Desde hace un año los números apenas se han movido. Las encuestas indican que la ventaja de Trump es leve y persistente. Este, el Chávez norteamericano, solo reconoce el resultado electoral cuando gana. ¿Qué tal? Algo sabemos de eso en América Latina.
Las consecuencias de un triunfo de Trump serían sísmicas. Se trata de un personaje ególatra, jactancioso y desprovisto de todo respeto por las tradiciones de su país (que no se le ponga en la misma arena de un Barry Goldwater o un Ronald Reagan, que eran de otra madera). Por primera vez podría incubarse una verdadera crisis en el sistema político norteamericano. De cumplir sus amenazas —siempre intenta hacerlo— sería el fin de la entente entre las democracias desarrolladas, y con ello un cambio impredecible en el equilibrio mundial. No se crea que el famoso sur global va a salir bien parado; lo mismo nuestro modesto país. ¿Por qué se arribó a esta situación? Conjeturo que se trata una reacción emocional y radicalizada contra otro proceso relativamente análogo, la dictadura de lo políticamente correcto que, entre otras cosas, ha envenenado el alma de la dinámica vida universitaria de ese país y parió un modelo de nueva intolerancia vociferante. Algo de todo esto alcanzó a asomar en nuestro Estallido.
¿Han surgido voces sensatas de alerta, con capacidad de liderazgo, entre demócratas y republicanos? La respuesta es un sonoro no. Para colmo, tras un gobierno que en términos convencionales no ha sido nada de malo, la candidatura de Biden se ensombrece por un tema que debió haber emergido un año atrás, y no cuando ya parece ser tarde: la edad. La preocupación es más que legítima. Biden podría ser un excelente senador a los 82 años, que será su edad si es reelecto. Un presidente requiere de fortaleza física, la que a cierta edad comienza a mermar, aunque no se puede fijar con exactitud matemática. Un dictador, un monarca absoluto o constitucional pueden perdurar; no es lo mismo en una democracia con jefe de Estado activo. Me recuerda la campaña de 1970 en nuestro Chile y la presentación televisiva de Jorge Alessandri, a pesar de poseer atributos políticos; no se preparó y resultó en una catástrofe. Dado lo estrecho de su derrota ante Allende, se puede decir que don Jorge perdió la elección esa noche de un domingo de invierno.
Nos podremos quejar interminablemente de cuán injusto es que en la sociedad de masas todo dependa de una imagen.
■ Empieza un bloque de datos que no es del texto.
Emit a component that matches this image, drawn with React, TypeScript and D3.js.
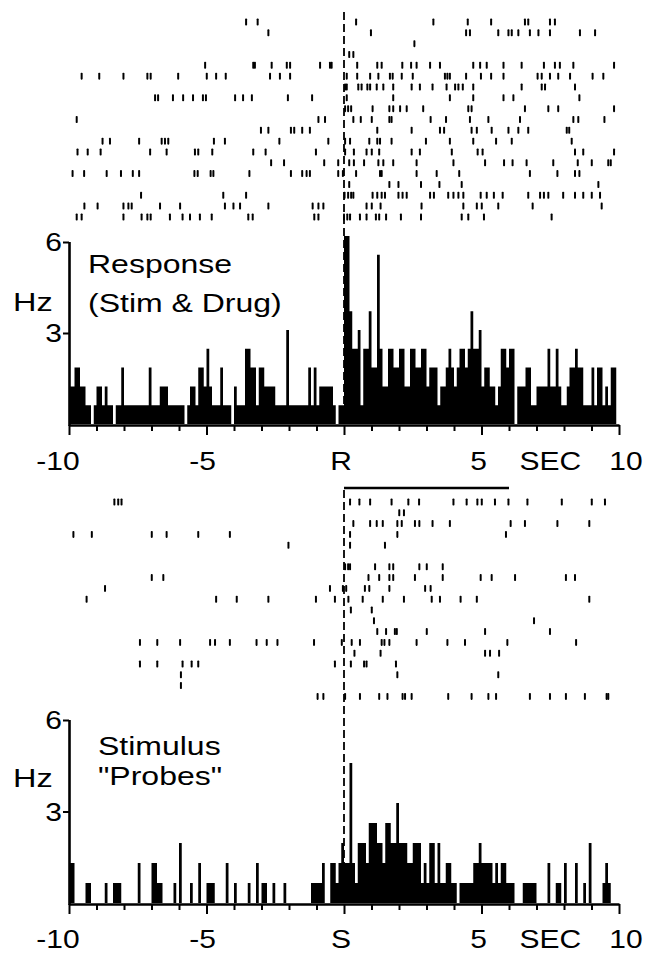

Cada época ha tenido sus bemoles. En una primera etapa de los sistemas monárquicos —mayoritarios en gran parte de la historia— la legitimidad provenía de su habilidad y ferocidad en el manejo de la espada en batallas campales y sangrientas. En el XIX, con la política de masas, vino una oratoria donde disponer de un vozarrón (antes del micrófono eléctrico) era un prerrequisito. En los últimos 70 años se impuso lo que llamaríamos lo telegénico. El primero en saberlo fue Richard Nixon ante John Kennedy. Fue signo de cambio drástico el que un exactor como Reagan haya tenido éxito en buena medida por su capacidad de comunicador. Y esa imagen telegénica parece erosionar día a día las posibilidades de Joe Biden, confirmado por las encuestas aunque su informe al Congreso podría haber mejorado en unos puntos su expectativa. Trump ya sorprendió el 2016 y el 2020 con una capacidad de convocatoria que no se le sospechaba, además de tener un don de sintonizar con la masa. Ya es tarde para cambiar de candidato; ello, a pesar de que desde hace un año los líderes demócratas cuchichean al respecto, pero no se atreven a manifestarlo. Ahora todos estamos caminando con mucha probabilidad hacia donde nos precipitaremos a un abismo.